**Data shown**
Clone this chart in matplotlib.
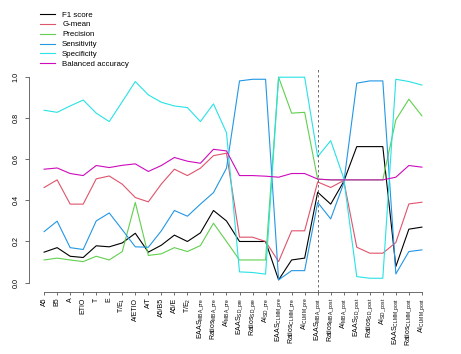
import matplotlib
matplotlib.use("Agg")
import matplotlib.pyplot as plt
import numpy as np

plt.rcParams['font.family'] = ['Liberation Sans', 'DejaVu Sans']
plt.rcParams['mathtext.fontset'] = 'custom'
plt.rcParams['mathtext.rm'] = 'Liberation Sans'
plt.rcParams['mathtext.it'] = 'Liberation Sans'
plt.rcParams['mathtext.bf'] = 'Liberation Sans'

labels = ["A5", "B5", "A", "ETIO", "T", "E", r"T/E$_{1}$", "A/ETIO", "A/T", "A5/B5", "A5/E", r"T/E$_{2}$",
          r"EAAS$_{\mathrm{MBA\_pre}}$", r"Ratios$_{\mathrm{MBA\_pre}}$", r"AI$_{\mathrm{MBA\_pre}}$",
          r"EAAS$_{\mathrm{SD\_pre}}$", r"Ratios$_{\mathrm{SD\_pre}}$", r"AI$_{\mathrm{SD\_pre}}$",
          r"EAAS$_{\mathrm{CLMM\_pre}}$", r"Ratios$_{\mathrm{CLMM\_pre}}$", r"AI$_{\mathrm{CLMM\_pre}}$",
          r"EAAS$_{\mathrm{MBA\_post}}$", r"Ratios$_{\mathrm{MBA\_post}}$", r"AI$_{\mathrm{MBA\_post}}$",
          r"EAAS$_{\mathrm{SD\_post}}$", r"Ratios$_{\mathrm{SD\_post}}$", r"AI$_{\mathrm{SD\_post}}$",
          r"EAAS$_{\mathrm{CLMM\_post}}$", r"Ratios$_{\mathrm{CLMM\_post}}$", r"AI$_{\mathrm{CLMM\_post}}$"]

f1 = [0.148, 0.170, 0.128, 0.122, 0.179, 0.174, 0.193, 0.240, 0.148, 0.182, 0.231, 0.200, 0.242, 0.351, 0.300,
      0.200, 0.200, 0.200, 0.013, 0.110, 0.119, 0.440, 0.382, 0.492, 0.662, 0.662, 0.662, 0.078, 0.260, 0.270]
gmean = [0.463, 0.500, 0.382, 0.382, 0.505, 0.519, 0.479, 0.414, 0.393, 0.480, 0.552, 0.521, 0.557, 0.618, 0.630,
         0.221, 0.221, 0.200, 0.102, 0.252, 0.252, 0.490, 0.463, 0.497, 0.172, 0.143, 0.143, 0.195, 0.383, 0.391]
precision = [0.110, 0.119, 0.110, 0.102, 0.128, 0.110, 0.151, 0.390, 0.132, 0.140, 0.170, 0.151, 0.180, 0.289, 0.200,
             0.110, 0.110, 0.110, 1.000, 0.825, 0.829, 0.503, 0.500, 0.500, 0.500, 0.500, 0.500, 0.792, 0.893, 0.812]
sensitivity = [0.248, 0.299, 0.170, 0.161, 0.300, 0.339, 0.257, 0.174, 0.172, 0.252, 0.351, 0.323, 0.382, 0.438, 0.557,
               0.982, 0.990, 0.990, 0.013, 0.058, 0.058, 0.390, 0.310, 0.484, 0.971, 0.982, 0.982, 0.042, 0.151, 0.159]
specificity = [0.839, 0.829, 0.860, 0.889, 0.825, 0.784, 0.881, 0.979, 0.914, 0.878, 0.860, 0.852, 0.784, 0.870, 0.730,
               0.052, 0.049, 0.041, 1.000, 1.000, 1.000, 0.613, 0.691, 0.508, 0.029, 0.021, 0.021, 0.990, 0.979, 0.962]
balanced = [0.552, 0.558, 0.531, 0.521, 0.570, 0.560, 0.571, 0.578, 0.541, 0.570, 0.609, 0.591, 0.581, 0.649, 0.641,
            0.521, 0.521, 0.518, 0.513, 0.531, 0.531, 0.504, 0.500, 0.500, 0.500, 0.500, 0.500, 0.513, 0.570, 0.562]

series_names = ["F1 score", "G-mean", "Precision", "Sensitivity", "Specificity", "Balanced accuracy"]
series_vals = [f1, gmean, precision, sensitivity, specificity, balanced]
colors = ["#000000", "#DF536B", "#61D04F", "#2297E6", "#28E2E5", "#CD0BBC"]
split_index = 21
yticks = [0.0, 0.2, 0.4, 0.6, 0.8, 1.0]

fig = plt.figure(figsize=(4.61, 3.54), dpi=100)
ax = fig.add_axes([29 / 461, 1 - 292 / 354, (437 - 29) / 461, (292 - 69) / 354])
x = np.arange(len(labels))
handles = []
for name, vals, c in zip(series_names, series_vals, colors):
    h, = ax.plot(x, vals, color=c, lw=0.8, label=name)
    handles.append(h)

ax.axvline(split_index, color="#555555", lw=0.6, ls=(0, (3, 3)))

ax.set_xlim(-1.16, len(labels) - 1 + 1.16)
ax.set_ylim(-0.046, 1.04)
for s in ["top", "right"]:
    ax.spines[s].set_visible(False)
ax.spines["left"].set_bounds(0, 1)
ax.spines["bottom"].set_bounds(0, len(labels) - 1)
for s in ["left", "bottom"]:
    ax.spines[s].set_color("#555555")
    ax.spines[s].set_linewidth(0.6)

ax.set_yticks(yticks)
ax.set_yticklabels([f"{v:.1f}" for v in yticks], rotation=90, va="center", fontsize=5.2)
ax.set_xticks(x)
ax.set_xticklabels(labels, rotation=90, fontsize=5.0)
ax.tick_params(axis="y", length=3, width=0.6, color="#555555", pad=4)
ax.tick_params(axis="x", length=2.5, width=0.6, color="#555555", pad=1.5)

fig.legend(handles=handles, loc="upper left", bbox_to_anchor=(40 / 461, 1 - 11 / 354),
           frameon=False, fontsize=5.7, handlelength=1.9, handletextpad=0.9,
           labelspacing=0.3, borderpad=0, borderaxespad=0)

fig.savefig("out.png", dpi=100)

**Your instructions**
Write out exactly the opening lines of the data, stopping after the line that holds "plt.rcParams['mathtext.bf'] = 'Liberation". Exclude pictures.

**Answer to this problem**
Clone this chart in matplotlib.
import matplotlib
matplotlib.use("Agg")
import matplotlib.pyplot as plt
import numpy as np

plt.rcParams['font.family'] = ['Liberation Sans', 'DejaVu Sans']
plt.rcParams['mathtext.fontset'] = 'custom'
plt.rcParams['mathtext.rm'] = 'Liberation Sans'
plt.rcParams['mathtext.it'] = 'Liberation Sans'
plt.rcParams['mathtext.bf'] = 'Liberation Sans'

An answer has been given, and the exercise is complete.